NY Times: Will cheap and free prevail?

analysis
Jan 26, 20092 mins

The New York Times reports on how "creative destruction" is driving adoption of netbooks, open source and virtualization software among consumers and enterprise IT.

Over the weekend, New York Times writer Ashlee Vance published an interesting article, “$200 Laptops Break a Business Model,” that describes how consumer and enterprises are making do with lower-priced solutions. (Vance used to write for The Register, where the headline might have been “Consumer to Microsoft: Drop Dead.”)

“We’ve reached one of those moments in tech history when there are low-priced and free alternatives that are both user-friendly and reliable enough to make the switch,” Mr. Title said. “Then there’s the extra bonus of saving some cash…”

But the fear now is that consumers like Mr. Title, and businesses operating with the same cost-cutting mind-set, will erode the high-margin businesses of the information technology industry — slowing some technologies and companies but giving new momentum to others.

A normally confident Steven A. Ballmer, chief executive of Microsoft, expressed this very fear last week after announcing the company’s first big reduction of its work force. “Our model is not for a quick rebound,” he said. “Our model is things go down, and then they reset. The economy shrinks.”
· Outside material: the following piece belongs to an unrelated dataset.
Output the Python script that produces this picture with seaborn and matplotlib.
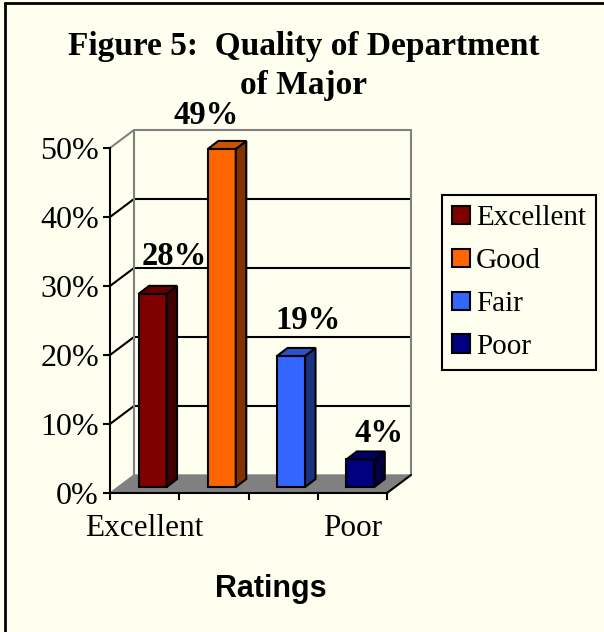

As Vance points out, this isn’t the first time that “creative destruction” has impacted the fate of once-great tech companies and propelled new disruptive companies to the forefront. It may be that the current economic crunch propels netbooks, cloud computing, open source, and virtualization software to even higher levels of adoption. There’s nothing like an economic crisis to change behavior, whether in consumers or in IT directors.